Nicht einmal ein Jahr ist es her, dass OB Dieter Reiter und zahlreiche Bürgermeister, Verwaltungsexperten und Multiplikatoren aus der ganzen Metropolregion im Alten Rathaussaal zusammensaßen, um sich über die Herausforderungen an die Boom-Region und über gemeinsame Strategien gerade im Wohnungsbau auszutauschen. Viel guter Wille wurde damals signalisiert, allerseits Kooperationsbereitschaft bekundet.

Die Klage über unwillige Umland-Gemeinden, die sich zu wenig im Wohnungsbau engagierten, läuft aber ins Leere, wenn die Landeshauptstadt sich selbst bei diesem Ziel im Weg steht. Denn wird das einzige vorhandene Hindernis - die Einigung mit einer einzigen Grundeigentümerin - beseitigt, werden auf einen Schlag am Stadtrand erhebliche Wohnbaupotenziale geschaffen.

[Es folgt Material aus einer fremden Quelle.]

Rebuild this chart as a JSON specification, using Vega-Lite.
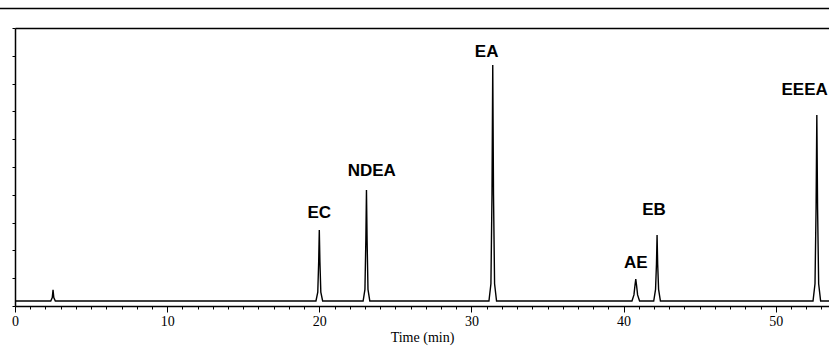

Der städtische Verhandlungsführer hat es dennoch nicht leicht: Er ist eingeklemmt zwischen dem Druck des Oberbürgermeisters, der die Angelegenheit zur Chefsache gemacht hat, und dem Druck des Stadtrats, der bei der Verhandlungsmasse ebenfalls mitzureden hat und derzeit sehr auf sparsames Haushalten sehen muss. Am Rappenweg ist noch nicht alles in trockenen Tüchern.

Otto Steinberger (CSU), der Bezirksausschuss-Vorsitzende von Trudering-Riem, will gar nicht viel sagen in diesem "laufenden Verfahren". Georg Kronawitter (CSU), ehemaliger Stadtrat, schon eher: Eine Schlüsselfigur sei Reiter nun in diesem Drama, das schon gut 45 Jahr dauere, und bei dem alle seine Vorgänger letztlich versagt hätten. Man müsse den Oberbürgermeister beim Wort nehmen, er müsse das wirklich zur Chefsache machen, nicht nur bei der Bewertung der Immobilie, sondern am besten auch gleich höchstpersönlich mit der Eigentümerfamilie sprechen "und sich auch entschuldigen im Namen der Stadt", denn diese sei "jahrelang von ihrem hohen Ross nicht heruntergekommen". Spätestens als in einem benachbarten, ganz ähnlichen Fall gerichtlich Baurecht erstritten wurde, hätte der Stadt klar sein müssen, dass auch diese Eigentümer sehr gute Karten haben. Die haben sie wirklich. "Und sie pokern hoch damit", sagt Steinberger. Der Wohnungsbau könnte am Ende der Verlierer sein.

Offenbar glaubt auch Haar nicht recht an schnelle Verhandlungserfolge in München, denn die Gemeinde klagt nun gegen die Baugenehmigung auf dem Schlüssel-Grundstück - mit dem Argument, sie sei erteilt worden, ohne die Nachbarn, also Haar, anzuhören. Dabei soll das Grundstück ja bekanntlich von Haar aus erschlossen werden. Jedenfalls baut Haar damit neuen Druck auf.